Running this without OpenACC prints:
1 2 3 4 5 6 7 8 9 10
10
What about with OpenACC targeting offload device? Well let’s break this down.
- First copy moves array data (10 elements) to offload device
- Second copy increments the structured reference counter since data is already on device. This behavior also matches OpenMP spec as far as I can tell (page 153 of 5.2 spec)
- Iterating through the array from first element is legal and not an out of bounds violation - the whole array is on the device.
- What about the size of the array? OpenACC specification is primarily focused on the data. It only provides this guidance for the descriptor: “For Fortran array pointers and allocatable arrays, this includes copying any associated descriptor (dope vector) to the device copy of the pointer”.
- So what should the value be? We obviously have the whole array on the device.
- Well, the associated descriptor with the array has a size of 10. So on device we should also have a size of 10.
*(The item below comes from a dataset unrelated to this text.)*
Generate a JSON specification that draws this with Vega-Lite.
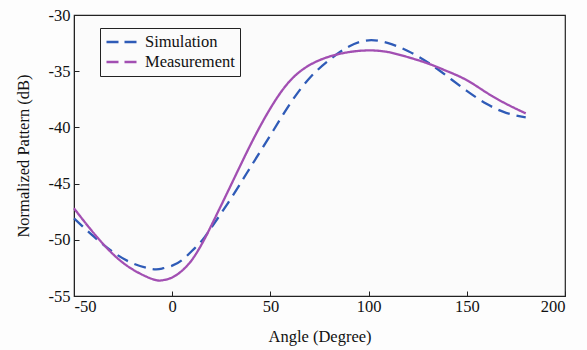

(I also just tested with two offload implementations nvfortran and gfortran and confirmed the results).
!$acc data copy(array)
!$acc serial copy(array(5:10)) copyout(arraysize)
==>
%0 = fir.address_of(@_QFEarray) : !fir.ref<!fir.box<!fir.heap<!fir.array<?xi32>>>>
%6 = fir.load %0 : !fir.ref<!fir.box<!fir.heap<!fir.array<?xi32>>>>
%7:3 = fir.box_dims %6, %c0 : (!fir.box<!fir.heap<!fir.array<?xi32>>>, index) -> (index, index, index)
%8 = arith.subi %7#1, %c1 : index
%9 = acc.bounds lowerbound(%c0 : index) upperbound(%8 : index) stride(%7#2 : index) startIdx(%7#0 : index) {strideInBytes = true}
%10 = fir.box_addr %6 : (!fir.box<!fir.heap<!fir.array<?xi32>>>) -> !fir.heap<!fir.array<?xi32>>
%11 = acc.copyin varPtr(%10 : !fir.heap<!fir.array<?xi32>>) bounds(%9) -> !fir.heap<!fir.array<?xi32>> {dataClause = 3 : i64, name = "array"}
acc.data dataOperands(%11 : !fir.heap<!fir.array<?xi32>>) {
%27 = fir.load %0 : !fir.ref<!fir.box<!fir.heap<!fir.array<?xi32>>>>
%28:3 = fir.box_dims %27, %c0 : (!fir.box<!fir.heap<!fir.array<?xi32>>>, index) -> (index, index, index)
%29 = arith.subi %c5, %28#0 : index
%30 = arith.subi %c10, %28#0 : index
%31 = acc.bounds lowerbound(%29 : index) upperbound(%30 : index) stride(%28#2 : index) startIdx(%28#0 : index) {strideInBytes = true}
%32 = fir.box_addr %27 : (!fir.box<!fir.heap<!fir.array<?xi32>>>) -> !fir.heap<!fir.array<?xi32>>
%33 = acc.copyin varPtr(%32 : !fir.heap<!fir.array<?xi32>>) bounds(%31) -> !fir.heap<!fir.array<?xi32>> {dataClause = 3 : i64, name = "array(5:10)"}
%34 = acc.create varPtr(%1 : !fir.ref<i32>) -> !fir.ref<i32> {dataClause = 4 : i64, name = "arraysize"}
acc.serial dataOperands(%33, %34 : !fir.heap<!fir.array<?xi32>>, !fir.ref<i32>) {
...
%50 = fir.load %0 : !fir.ref<!fir.box<!fir.heap<!fir.array<?xi32>>>>
%51:3 = fir.box_dims %50, %c0 : (!fir.box<!fir.heap<!fir.array<?xi32>>>, index) -> (index, index, index)
%52 = fir.convert %51#1 : (index) -> i32
fir.store %52 to %1 : !fir.ref<i32>
...
So the points I wanted to highlight:
- Notice how the acc.bounds operation is associated with the data action (acc.copyin). The original variable “array” is not reboxed. OpenACC slice semantics are not the same as slice semantics on the source language.
- The two copyin operations produce %11 and %33 respectively. These point to the same memory location. The IR here makes it more evident because it keeps the bounds separate from the “varPtr”. And in both cases, the varPtr is the loaded address from the same descriptor.
- The FIR inside the region is unaffected by the slicing operation. The original descriptor is still used.